WASHINGTON (Reuters) - U.S. cardiovascular disease testing laboratories Health Diagnostics Laboratory Inc (HDL) and Singulex Inc have agreed to pay $48.5 million to settle claims they paid kickbacks and conducted unnecessary testing, the U.S. Department of Justice said on Thursday.
HDL will pay $47 million and Singulex $1.5 million to resolve the allegations. As part of the agreements, neither party admitted liability.
Both U.S. companies were accused of violating the False Claims Act by paying physicians in exchange for patient referrals and billing federal healthcare programs, including Medicare, for medically unnecessary testing, according to court documents.
HDL and Singulex did not immediately respond to requests for comment.
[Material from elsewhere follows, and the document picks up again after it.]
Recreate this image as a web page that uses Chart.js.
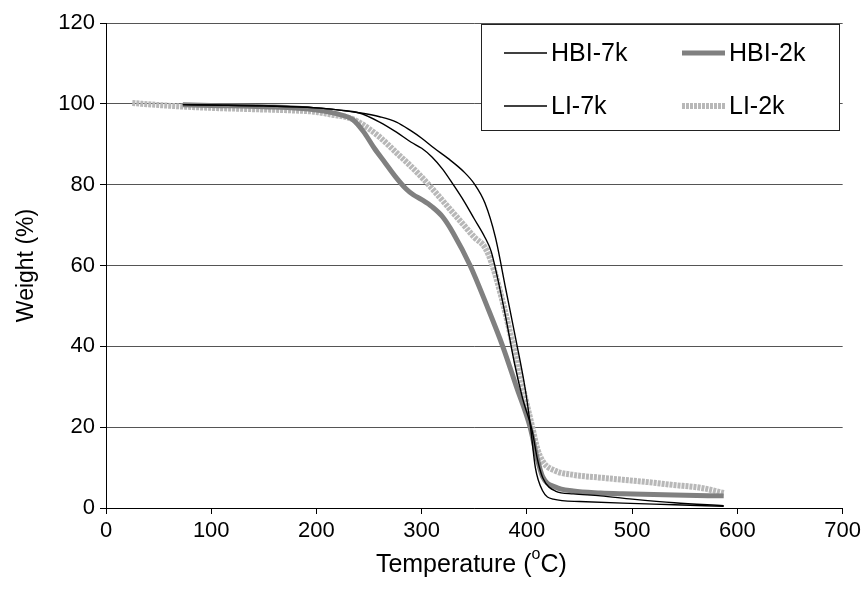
<!DOCTYPE html>
<html>
<head>
<meta charset="utf-8">
<script src="https://cdn.jsdelivr.net/npm/chart.js@4.4.0/dist/chart.umd.min.js"></script>
<style>
  html, body { margin: 0; padding: 0; background: #fff; }
  #wrap { width: 865px; height: 595px; }
</style>
</head>
<body>
<div id="wrap"><canvas id="tgaChart" width="865" height="595"></canvas></div>
<script>
/* axis ticks */
const xTicks = [0, 100, 200, 300, 400, 500, 600, 700];
const yTicks = [0, 20, 40, 60, 80, 100, 120];

/* series (temperature in C, weight in %) */
const hbi7kTemp   = [73, 100, 150, 200, 220, 240, 260, 276, 290, 300, 312, 325, 340, 350, 360, 370, 380, 390, 398, 403, 408, 415, 425, 450, 491, 540, 587];
const hbi7kWeight = [99.8, 99.7, 99.5, 99.0, 98.5, 97.8, 96.8, 95.5, 93.3, 91.5, 89, 86.5, 83.2, 80.2, 75.5, 67, 54, 41, 30, 21, 10, 4.2, 2.2, 1.6, 1.2, 0.8, 0.4];

const hbi2kTemp   = [73, 100, 150, 200, 220, 235, 245, 255, 265, 275, 285, 292, 300, 310, 320, 330, 346, 362, 377, 390, 403, 410, 415, 427, 444, 470, 491, 540, 587];
const hbi2kWeight = [99.8, 99.6, 99.3, 98.5, 97.5, 96, 93, 89, 85.5, 82, 79, 77.5, 76.3, 74.5, 72, 68, 60, 50, 40, 30, 20, 12, 7.7, 5.2, 4.2, 3.7, 3.5, 3.2, 3];

const li7kTemp    = [73, 100, 150, 200, 220, 240, 260, 276, 290, 300, 310, 320, 330, 340, 350, 360, 366, 372, 380, 388, 396, 405, 410, 415, 427, 444, 470, 500, 540, 587];
const li7kWeight  = [99.8, 99.7, 99.5, 99.0, 98.5, 97.8, 95.5, 93, 90.5, 89, 86.8, 83.8, 80, 76, 71.5, 67, 63.5, 57, 47, 36, 27, 19, 12, 7.5, 4.2, 3.5, 3, 2.2, 1.3, 0.6];

const li2kTemp    = [25, 50, 75, 100, 125, 150, 175, 200, 215, 230, 240, 250, 260, 276, 288, 298, 310, 320, 330, 340, 350, 360, 366, 375, 387, 395, 405, 410, 415, 427, 444, 470, 491, 515, 539, 565, 587];
const li2kWeight  = [100.2, 99.7, 99.3, 99.0, 98.8, 98.6, 98.4, 98.0, 97.3, 96.6, 95.5, 93.8, 91.8, 87.9, 85, 82.4, 79, 76, 73, 70, 67, 64.5, 61, 53, 40, 31, 20, 14.5, 11.5, 9.2, 8.2, 7.5, 7, 6.4, 5.7, 5, 3.7];

const FONT = '"Liberation Sans", Arial, sans-serif';

function toPoints(xs, ys) {
  return xs.map((x, i) => ({ x: x, y: ys[i] }));
}

/* legend drawn as a 2x2 boxed grid like the original */
const legendBox = {
  id: 'legendBox',
  afterDatasetsDraw(chart) {
    const ctx = chart.ctx;
    const x0 = 481, y0 = 24, w = 358, h = 106;
    ctx.save();
    ctx.fillStyle = '#fff';
    ctx.fillRect(x0, y0, w, h);
    ctx.strokeStyle = '#222';
    ctx.lineWidth = 1;
    ctx.strokeRect(x0 + 0.5, y0 + 0.5, w, h);
    const cols = [x0 + 23, x0 + 201];
    const rows = [y0 + 29, y0 + 82];
    chart.data.datasets.forEach((ds, i) => {
      const cx = cols[i % 2], cy = rows[Math.floor(i / 2)];
      ctx.beginPath();
      ctx.strokeStyle = ds.borderColor;
      ctx.lineWidth = ds.borderWidth;
      ctx.setLineDash(ds.borderDash || []);
      ctx.moveTo(cx, cy);
      ctx.lineTo(cx + 43, cy);
      ctx.stroke();
      ctx.setLineDash([]);
      ctx.fillStyle = '#000';
      ctx.font = '25px ' + FONT;
      ctx.textBaseline = 'middle';
      ctx.fillText(ds.label, cx + 47, cy + 1);
    });
    ctx.restore();
  }
};

/* x title with the superscript "o" */
const xTitle = {
  id: 'xTitle',
  afterDraw(chart) {
    const { ctx, chartArea } = chart;
    const cx = (chartArea.left + chartArea.right) / 2 - 3;
    const y = 565;
    const big = '25px ' + FONT, small = '16px ' + FONT;
    ctx.save();
    ctx.fillStyle = '#000';
    ctx.textBaseline = 'middle';
    ctx.font = big;
    const a = 'Temperature (', c = 'C)';
    const wa = ctx.measureText(a).width, wc = ctx.measureText(c).width;
    ctx.font = small;
    const wb = ctx.measureText('o').width;
    let x = cx - (wa + wb + wc) / 2;
    ctx.font = big;
    ctx.fillText(a, x, y);
    x += wa;
    ctx.font = small;
    ctx.fillText('o', x, y - 10);
    x += wb;
    ctx.font = big;
    ctx.fillText(c, x, y);
    ctx.restore();
  }
};

const ctx = document.getElementById('tgaChart').getContext('2d');
const tgaChart = new Chart(ctx, {
  type: 'scatter',
  data: {
    datasets: [
      { label: 'HBI-7k', data: toPoints(hbi7kTemp, hbi7kWeight), borderColor: '#000', borderWidth: 1.4, order: 0 },
      { label: 'HBI-2k', data: toPoints(hbi2kTemp, hbi2kWeight), borderColor: '#808080', borderWidth: 5, order: 2 },
      { label: 'LI-7k', data: toPoints(li7kTemp, li7kWeight), borderColor: '#000', borderWidth: 1.4, order: 1 },
      { label: 'LI-2k', data: toPoints(li2kTemp, li2kWeight), borderColor: '#b8b8b8', borderWidth: 6, borderDash: [3, 1], order: 3 }
    ]
  },
  options: {
    responsive: false,
    animation: false,
    showLine: true,
    elements: {
      point: { radius: 0, hoverRadius: 0 },
      line: { cubicInterpolationMode: 'monotone', fill: false, borderCapStyle: 'butt' }
    },
    layout: { padding: { left: 0, top: 23, right: 22, bottom: 0 } },
    plugins: {
      legend: { display: false },
      tooltip: { enabled: false }
    },
    scales: {
      x: {
        type: 'linear',
        min: 0,
        max: 700,
        afterBuildTicks: s => { s.ticks = xTicks.map(v => ({ value: v })); },
        afterFit: s => { s.height = 87; },
        border: { color: '#000', width: 1 },
        grid: { drawOnChartArea: false, drawTicks: true, tickLength: 6, color: '#000' },
        ticks: { color: '#000', font: { family: FONT, size: 22 }, padding: 4, maxRotation: 0 }
      },
      y: {
        type: 'linear',
        min: 0,
        max: 120,
        afterBuildTicks: s => { s.ticks = yTicks.map(v => ({ value: v })); },
        afterFit: s => { s.width = 106; },
        border: { color: '#000', width: 1 },
        grid: { color: '#555', tickColor: '#000', tickLength: 6, lineWidth: 1 },
        ticks: { color: '#000', font: { family: FONT, size: 22 }, padding: 5 },
        title: { display: true, text: 'Weight (%)', color: '#000', font: { family: FONT, size: 23 }, padding: { top: 13, bottom: 0 } }
      }
    }
  },
  plugins: [legendBox, xTitle]
});
</script>
</body>
</html>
The alleged conduct took place at HDL between November 2008 and January 2015, while claims against Singulex covered the period from January 2010 to October 2014.
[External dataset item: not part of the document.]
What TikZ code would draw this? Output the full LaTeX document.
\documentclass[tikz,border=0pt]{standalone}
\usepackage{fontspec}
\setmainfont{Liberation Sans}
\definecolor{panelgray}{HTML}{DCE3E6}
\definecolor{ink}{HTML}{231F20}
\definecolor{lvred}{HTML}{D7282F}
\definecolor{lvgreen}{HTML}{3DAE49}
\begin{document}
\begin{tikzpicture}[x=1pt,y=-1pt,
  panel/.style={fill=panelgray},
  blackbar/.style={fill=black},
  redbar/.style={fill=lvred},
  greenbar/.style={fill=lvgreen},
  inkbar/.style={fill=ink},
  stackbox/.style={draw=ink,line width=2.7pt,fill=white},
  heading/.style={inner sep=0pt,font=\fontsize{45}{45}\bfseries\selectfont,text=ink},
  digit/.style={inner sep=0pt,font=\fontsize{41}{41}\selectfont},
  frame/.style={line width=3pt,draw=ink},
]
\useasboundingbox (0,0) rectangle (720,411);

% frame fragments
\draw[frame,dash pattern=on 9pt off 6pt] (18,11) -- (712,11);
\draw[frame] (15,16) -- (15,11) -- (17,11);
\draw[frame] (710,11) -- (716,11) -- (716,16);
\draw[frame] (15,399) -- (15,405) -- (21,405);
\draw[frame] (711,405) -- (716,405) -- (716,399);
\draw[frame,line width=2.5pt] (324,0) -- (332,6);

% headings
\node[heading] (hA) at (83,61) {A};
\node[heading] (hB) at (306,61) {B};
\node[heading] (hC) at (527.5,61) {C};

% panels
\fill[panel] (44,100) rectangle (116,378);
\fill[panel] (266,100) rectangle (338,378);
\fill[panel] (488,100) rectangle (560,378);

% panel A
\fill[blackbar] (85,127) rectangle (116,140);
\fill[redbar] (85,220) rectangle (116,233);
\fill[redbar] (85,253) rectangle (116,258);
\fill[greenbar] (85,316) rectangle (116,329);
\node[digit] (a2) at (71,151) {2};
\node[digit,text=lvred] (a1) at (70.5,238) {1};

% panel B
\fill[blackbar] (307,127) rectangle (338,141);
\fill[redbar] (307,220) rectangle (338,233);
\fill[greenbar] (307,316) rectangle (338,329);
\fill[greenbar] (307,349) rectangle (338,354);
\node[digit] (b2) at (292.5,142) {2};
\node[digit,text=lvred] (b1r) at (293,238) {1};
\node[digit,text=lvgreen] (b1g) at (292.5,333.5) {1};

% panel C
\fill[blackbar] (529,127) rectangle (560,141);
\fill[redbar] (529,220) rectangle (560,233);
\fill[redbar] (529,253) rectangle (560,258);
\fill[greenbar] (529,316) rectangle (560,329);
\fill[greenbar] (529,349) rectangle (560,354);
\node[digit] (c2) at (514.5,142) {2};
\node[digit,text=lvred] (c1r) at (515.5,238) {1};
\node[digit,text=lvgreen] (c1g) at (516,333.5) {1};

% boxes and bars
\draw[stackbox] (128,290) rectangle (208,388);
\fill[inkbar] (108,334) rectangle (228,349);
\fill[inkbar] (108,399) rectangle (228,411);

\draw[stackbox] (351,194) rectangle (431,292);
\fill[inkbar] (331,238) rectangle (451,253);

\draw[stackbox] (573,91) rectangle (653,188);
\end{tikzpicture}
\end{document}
Doctors were paid between $10 and $17 for each patient they referred to the companies for blood tests, prosecutors alleged.
As part of the settlement, the two companies also agreed to enter separate agreements with the Department of Health and Human Services’ Office of Inspector General, designed to improve review procedures to prevent such conduct happening again, court documents show.
Four whistleblowers filed the lawsuits. Under the False Claims Act, private individuals can do so on behalf of the U.S. government and are due a share of the proceeds recovered. The amount each will get is yet to be determined, the Department of Justice said.
Since January 2009, more than $23.9 billion has been recovered through False Claims Act cases, including more than $15.2 billion from cases involving fraud against federal health care programs, according to the Department of Justice.